Birmingham doesn’t present itself neatly. It doesn’t have a single mood or a flattering angle. You don’t get a skyline so much as a sequence of interruptions. Buildings that refuse to agree with each other. Beauty that appears briefly, between a car park and a kebab shop, and then disappears again.

It’s not a city that performs. It’s a city that functions.

And brands that try to capture it usually fail for exactly that reason. They look for a story when what they need is an attitude. Birmingham isn’t about image. It’s about use. What works stays. What doesn’t get ignored.
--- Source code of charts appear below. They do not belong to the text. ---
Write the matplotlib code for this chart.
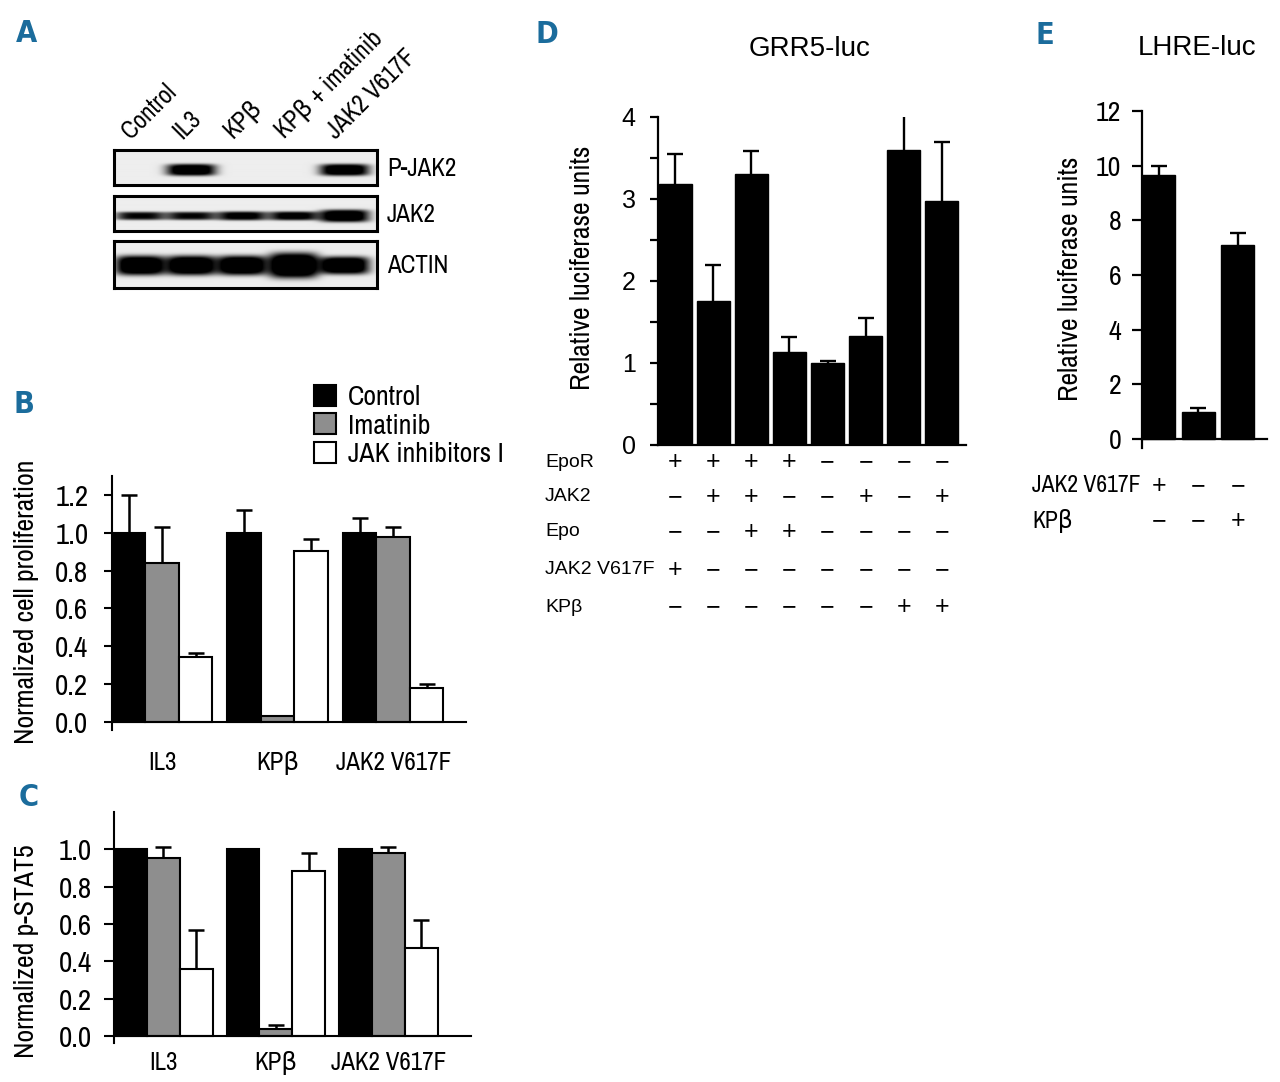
"""Multi-panel figure: JAK2 blot, proliferation, p-STAT5 and luciferase reporter bars."""
import matplotlib
matplotlib.use("Agg")
import matplotlib.pyplot as plt
import matplotlib.transforms as mtransforms
import numpy as np

# ---- data -------------------------------------------------------------
# A: western blot, relative band signal per lane
lanes = ["Control", "IL3", "KPβ", "KPβ + imatinib", "JAK2 V617F"]
blot_names = ["P-JAK2", "JAK2", "ACTIN"]
pjak2_signal = [0.0, 1.3, 0.0, 0.0, 1.3]
jak2_signal = [1.0, 1.0, 1.1, 1.1, 1.3]
actin_signal = [1.4, 1.4, 1.4, 1.5, 1.4]

# B / C: three treatments per cell line
groups = ["IL3", "KPβ", "JAK2 V617F"]
treatments = ["Control", "Imatinib", "JAK inhibitors I"]
prolif_control = [1.0, 1.0, 1.0]
prolif_control_err = [0.20, 0.12, 0.08]
prolif_imatinib = [0.84, 0.03, 0.98]
prolif_imatinib_err = [0.19, 0.0, 0.05]
prolif_jaki = [0.345, 0.905, 0.18]
prolif_jaki_err = [0.02, 0.06, 0.02]

pstat5_control = [1.0, 1.0, 1.0]
pstat5_control_err = [0.0, 0.0, 0.0]
pstat5_imatinib = [0.955, 0.035, 0.98]
pstat5_imatinib_err = [0.055, 0.025, 0.03]
pstat5_jaki = [0.36, 0.885, 0.47]
pstat5_jaki_err = [0.21, 0.095, 0.15]

# D: GRR5-luc
grr5_vals = [3.18, 1.75, 3.30, 1.13, 1.00, 1.33, 3.60, 2.98]
grr5_err = [0.37, 0.44, 0.28, 0.19, 0.02, 0.22, 0.67, 0.72]
d_rows = ["EpoR", "JAK2", "Epo", "JAK2 V617F", "KPβ"]
d_epor = ["+", "+", "+", "+", "-", "-", "-", "-"]
d_jak2 = ["-", "+", "+", "-", "-", "+", "-", "+"]
d_epo = ["-", "-", "+", "+", "-", "-", "-", "-"]
d_v617f = ["+", "-", "-", "-", "-", "-", "-", "-"]
d_kpb = ["-", "-", "-", "-", "-", "-", "+", "+"]

# E: LHRE-luc
lhre_vals = [9.67, 0.98, 7.11]
lhre_err = [0.30, 0.16, 0.43]
e_rows = ["JAK2 V617F", "KPβ"]
e_v617f = ["+", "-", "-"]
e_kpb = ["-", "-", "+"]

# ---- layout helpers ---------------------------------------------------
W, H = 1280, 1082
NARROW = ["Archivo Narrow", "DejaVu Sans"]
REG = ["Liberation Sans", "DejaVu Sans"]
BLUE = "#1b6c9c"
GRAY = "#8e8e8e"
plt.rcParams["font.family"] = NARROW

fig = plt.figure(figsize=(W / 100, H / 100), dpi=100)


def rect(x0, y0, x1, y1):
    return [x0 / W, 1 - y1 / H, (x1 - x0) / W, (y1 - y0) / H]


def ftext(x, y, s, **kw):
    return fig.text(x / W, 1 - y / H, s, **kw)


def sign(s):
    return "+" if s == "+" else "\u2212"


for letter, (x, y) in zip("ABCDE", [(16, 42), (13, 413), (19, 806), (536, 43), (1036, 44)]):
    ftext(x, y, letter, color=BLUE, fontsize=22, family="DejaVu Sans",
          fontstretch="condensed", fontweight="bold", va="baseline")

# ---- A: blot ------------------------------------------------------------
lane_x = [0.099, 0.293, 0.487, 0.684, 0.878]


def blot_image(signal, half_thick, yc, nx=263, ny=48):
    xx, yy = np.meshgrid(np.linspace(0, 1, nx), np.linspace(0, 1, ny))
    dark = np.zeros_like(xx)
    for c, s, t in zip(lane_x, signal, half_thick):
        dark += s * np.exp(-((xx - c) / 0.094) ** 4) * np.exp(-((yy - yc) / t) ** 4)
    return np.clip(0.93 - 0.93 * dark, 0, 1)


blot_boxes = [(150, 185), (196, 231), (241, 288)]
blot_specs = [
    (pjak2_signal, [0.17] * 5, 0.57),
    (jak2_signal, [0.12, 0.12, 0.13, 0.13, 0.18], 0.57),
    (actin_signal, [0.21, 0.21, 0.21, 0.27, 0.19], 0.52),
]
for name, (y0, y1), (sig, th, yc) in zip(blot_names, blot_boxes, blot_specs):
    bx = fig.add_axes(rect(114, y0, 377, y1))
    bx.imshow(blot_image(sig, th, yc), cmap="gray", vmin=0, vmax=1,
              aspect="auto", extent=[0, 1, 1, 0], interpolation="bilinear")
    bx.set_xticks([])
    bx.set_yticks([])
    for sp in bx.spines.values():
        sp.set_linewidth(2.2)
    ftext(387, (y0 + y1) / 2 + 1, name, fontsize=18, va="center", ha="left")

for lab, cx in zip(lanes, lane_x):
    px = 114 + cx * 263
    ftext(px - 6, 143, lab, fontsize=18, rotation=45, rotation_mode="anchor",
          ha="left", va="bottom")


# ---- B and C: grouped bars -------------------------------------------------
def up_errorbar(ax, xs, vals, err, lw):
    eb = ax.errorbar(xs, vals, yerr=[np.zeros(len(vals)), err], fmt="none",
                     ecolor="black", elinewidth=lw, capsize=6, capthick=lw, zorder=1)
    eb.lines[1][0].set_visible(False)  # hide the cap sitting on the bar top


def grouped(ax, series, errs, w):
    xg = np.arange(len(groups))
    colors = ["black", GRAY, "white"]
    for i, (vals, err, col, lab) in enumerate(zip(series, errs, colors, treatments)):
        xs = xg + (i - 1) * w
        ax.bar(xs, vals, width=w, color=col, edgecolor="black", linewidth=1.5,
               label=lab, zorder=2)
        vals = np.array(vals)
        err = np.array(err)
        m = err > 0
        if m.any():
            up_errorbar(ax, xs[m], vals[m], err[m], 1.8)
    ax.set_xticks(xg)
    ax.set_xticklabels(groups)
    for s in ["top", "right"]:
        ax.spines[s].set_visible(False)
    ax.spines["bottom"].set_position(("data", 0))
    for s in ["left", "bottom"]:
        ax.spines[s].set_linewidth(1.5)


w_b = 0.29
ax_b = fig.add_axes(rect(112, 476, 466, 730))
grouped(ax_b, [prolif_control, prolif_imatinib, prolif_jaki],
        [prolif_control_err, prolif_imatinib_err, prolif_jaki_err], w_b)
ax_b.set_xlim(-1.5 * w_b, -1.5 * w_b + 354 / 115.5)
ax_b.set_ylim(-0.042, 1.3)
ax_b.set_yticks(np.arange(0, 1.21, 0.2))
ax_b.set_yticklabels([f"{v:.1f}" for v in np.arange(0, 1.21, 0.2)])
ax_b.tick_params(axis="y", labelsize=21, length=6, width=1.5, pad=11)
ax_b.tick_params(axis="x", labelsize=18, length=0, pad=21)
ftext(27, 602, "Normalized cell proliferation", rotation=90, fontsize=20,
      ha="center", va="center")
ax_b.legend(loc="upper left", bbox_to_anchor=(314 / W, 1 - 385 / H),
            bbox_transform=fig.transFigure, frameon=False, fontsize=20,
            handlelength=0.78, handleheight=0.78, handletextpad=0.45,
            labelspacing=0.12, borderpad=0, borderaxespad=0)

w_c = 0.293
ax_c = fig.add_axes(rect(114, 812, 471, 1043))
grouped(ax_c, [pstat5_control, pstat5_imatinib, pstat5_jaki],
        [pstat5_control_err, pstat5_imatinib_err, pstat5_jaki_err], w_c)
ax_c.set_xlim(-1.5 * w_c, -1.5 * w_c + 357 / 112.5)
ax_c.set_ylim(-0.038, 1.2)
ax_c.set_yticks(np.arange(0, 1.01, 0.2))
ax_c.set_yticklabels([f"{v:.1f}" for v in np.arange(0, 1.01, 0.2)])
ax_c.tick_params(axis="y", labelsize=21, length=7, width=1.5, pad=9)
ax_c.tick_params(axis="x", labelsize=18, length=0, pad=11)
ftext(27, 951, "Normalized p-STAT5", rotation=90, fontsize=20, ha="center", va="center")


# ---- D and E: luciferase bars --------------------------------------------
def reporter(ax, vals, err, w):
    x = np.arange(len(vals))
    ax.bar(x, vals, width=w, color="black", edgecolor="black", linewidth=1, zorder=2)
    up_errorbar(ax, x, vals, err, 1.7)
    for s in ["top", "right"]:
        ax.spines[s].set_visible(False)
    for s in ["left", "bottom"]:
        ax.spines[s].set_linewidth(1.6)
    ax.spines["bottom"].set_position(("data", 0))
    ax.set_xticks([])
    return x


def sign_rows(ax, x, rows, y_px, label_x, fontsize, family):
    tr = mtransforms.blended_transform_factory(ax.transData, fig.transFigure)
    for signs, name, yp in zip(rows[1], rows[0], y_px):
        ftext(label_x, yp, name, fontsize=fontsize, family=family, ha="left", va="center")
        for xi, s in zip(x, signs):
            ax.text(xi, 1 - yp / H, sign(s), transform=tr, fontsize=18,
                    family=REG, ha="center", va="center")


w_d = 0.87
ax_d = fig.add_axes(rect(658, 117, 966, 445))
xd = reporter(ax_d, grr5_vals, grr5_err, w_d)
ax_d.set_xlim(-0.45, -0.45 + 308 / 38.1)
ax_d.set_ylim(0, 4)
ax_d.set_yticks([0, 1, 2, 3, 4])
ax_d.set_yticks(np.arange(0.5, 4, 1), minor=True)
ax_d.tick_params(axis="y", which="both", length=6, width=1.6, pad=10)
ax_d.tick_params(axis="y", labelsize=18)
for t in ax_d.get_yticklabels():
    t.set_family(REG)
ftext(810, 56, "GRR5-luc", family=REG, fontsize=20, ha="center", va="baseline")
ftext(583, 268, "Relative luciferase units", rotation=90, fontsize=20,
      ha="center", va="center")
sign_rows(ax_d, xd, (d_rows, [d_epor, d_jak2, d_epo, d_v617f, d_kpb]),
          [462, 497, 532, 570, 607], 545, 14, REG)

w_e = 0.835
ax_e = fig.add_axes(rect(1142, 111, 1267, 448))
xe = reporter(ax_e, lhre_vals, lhre_err, w_e)
ax_e.set_xlim(-0.43, -0.43 + 125 / 39.5)
ax_e.set_ylim(-0.33, 12)
ax_e.set_yticks(np.arange(0, 13, 2))
ax_e.tick_params(axis="y", labelsize=20, length=7, width=1.6, pad=8)
ftext(1197, 55, "LHRE-luc", family=REG, fontsize=20, ha="center", va="baseline")
ftext(1071, 279, "Relative luciferase units", rotation=90, fontsize=20,
      ha="center", va="center")
sign_rows(ax_e, xe, (e_rows, [e_v617f, e_kpb]), [486, 521], 1032, 17, NARROW)

fig.savefig("out.png", dpi=100)
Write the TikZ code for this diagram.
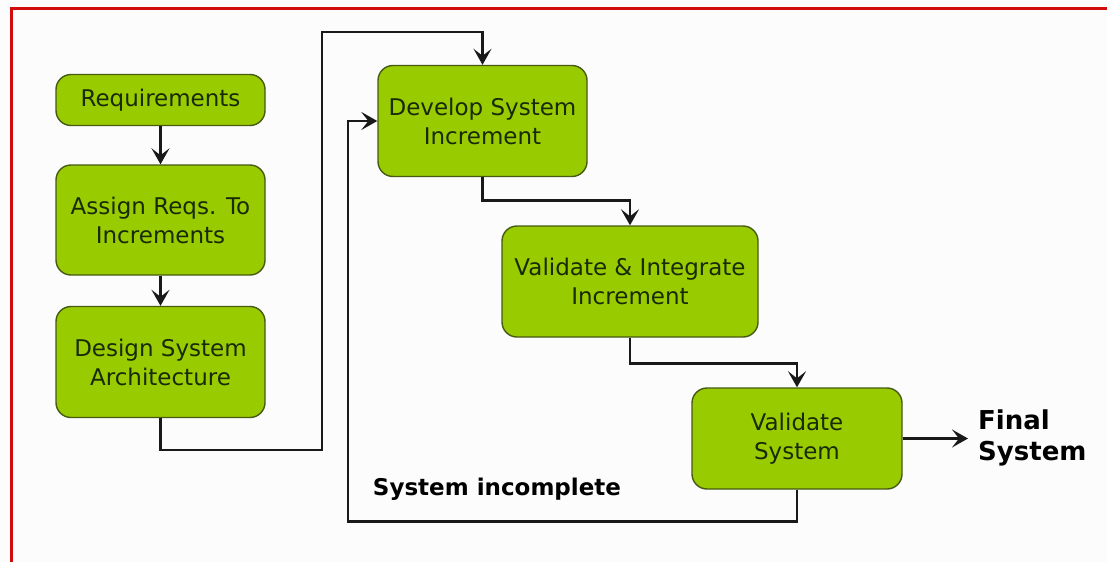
\documentclass[tikz,border=0pt]{standalone}
\usepackage{fontspec}
\setmainfont{DejaVu Sans}
\usetikzlibrary{arrows.meta,calc}
\definecolor{boxfill}{RGB}{153,204,0}
\definecolor{boxedge}{RGB}{70,90,18}
\definecolor{boxtext}{RGB}{24,42,6}
\definecolor{frame}{RGB}{210,12,12}
\definecolor{wire}{RGB}{25,25,25}
\definecolor{paper}{RGB}{252,252,252}
\tikzset{
  stage/.style={draw=boxedge, line width=1.4pt, fill=boxfill, rounded corners=15pt,
    text=boxtext, align=center, inner sep=0pt,
    font=\fontsize{23}{29}\selectfont},
  flow/.style={draw=wire, line width=2.6pt,
    -{Stealth[length=16pt,width=18pt,inset=7pt]}},
  bold label/.style={font=\bfseries, text=black, inner sep=0pt}
}
\begin{document}
\begin{tikzpicture}[x=1pt,y=-1pt]
  \useasboundingbox (0,0) rectangle (1107,562);
  \fill[paper] (0,0) rectangle (1107,562);
  % frame lines along the top and left edges
  \draw[frame, line width=3pt] (11,562) -- (11,8.5) -- (1107,8.5);

  % process stages
  \node[stage, minimum width=209pt, minimum height=51pt]  (req)     at (160.5,100)   {Requirements};
  \node[stage, minimum width=209pt, minimum height=110pt] (assign)  at (160.5,220)   {Assign Reqs. To\\Increments};
  \node[stage, minimum width=209pt, minimum height=111pt] (design)  at (160.5,362)   {Design System\\Architecture};
  \node[stage, minimum width=209pt, minimum height=111pt] (develop) at (482.5,121)   {Develop System\\Increment};
  \node[stage, minimum width=256pt, minimum height=111pt] (vint)    at (630,281.5)   {Validate \& Integrate\\Increment};
  \node[stage, minimum width=210pt, minimum height=101pt] (vsys)    at (797,438.5)   {Validate\\System};

  % free-standing labels
  \node[bold label, anchor=west, align=left, font=\bfseries\fontsize{26}{31}\selectfont] (final) at (978,438) {Final\\System};
  \node[bold label, font=\bfseries\fontsize{23}{27}\selectfont] (incomplete) at (497,489) {System incomplete};

  % routing points
  \coordinate (up)   at (322,450);
  \coordinate (top)  at (322,32);
  \coordinate (back) at (348,300);

  % connectors
  \draw[flow] (req) -- (assign);
  \draw[flow] (assign) -- (design);
  \draw[flow] (design.south) |- (up) -- (top) -| (develop.north);
  \draw[flow] (develop.south) -- ++(0,23) -| (vint.north);
  \draw[flow] (vint.south) -- ++(0,26) -| (vsys.north);
  \draw[flow] (vsys.south) -- ++(0,32) -| (back) |- (develop.west);
  \draw[flow, shorten >=10pt] (vsys.east) -- (vsys.east -| final.west);
\end{tikzpicture}
\end{document}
Spend time here and you notice how little patience there is for nonsense. Big language doesn’t travel far. Neither does self-importance. There’s a preference for things that do their job and don’t shout about it. This is a city built by people who got on with it while other places talked.

That mindset shows up everywhere. In the Jewellery Quarter workshops still quietly producing excellent things behind unremarkable doors. In Digbeth, where reinvention happens without permission and without much concern for whether it looks tidy. This is what brands often miss. Birmingham doesn’t want to be flattered. It wants to be understood.

“Local” here isn’t a visual trick. It’s not a mural, a dialect word, or a reference dropped in like a garnish. Birmingham can tell immediately when it’s being borrowed rather than respected. It’s a city that has been copied badly for decades and remembers all of it.

To belong here, a brand has to accept contradiction. Old and new side by side. Care taken without polish. Confidence that doesn’t announce itself. Birmingham is comfortable with a little rough. It helps us smooth out the prettier surfaces. The canals are a good example. Longer than Venice’s and less interested in romance. They were built to move things from A to B and they still do. No story attached. No fuss. Just purpose. That’s closer to Birmingham’s identity than any slogan.

When a brand meets a city like this, the question isn’t “How do we look here?” It’s “Do we make sense here?” Are we useful? Are we clear about what we’re for? Are we pretending to be something we’re not? And that’s where we excel. Birmingham respects honesty. At Office of Omar, that’s one of our core principles.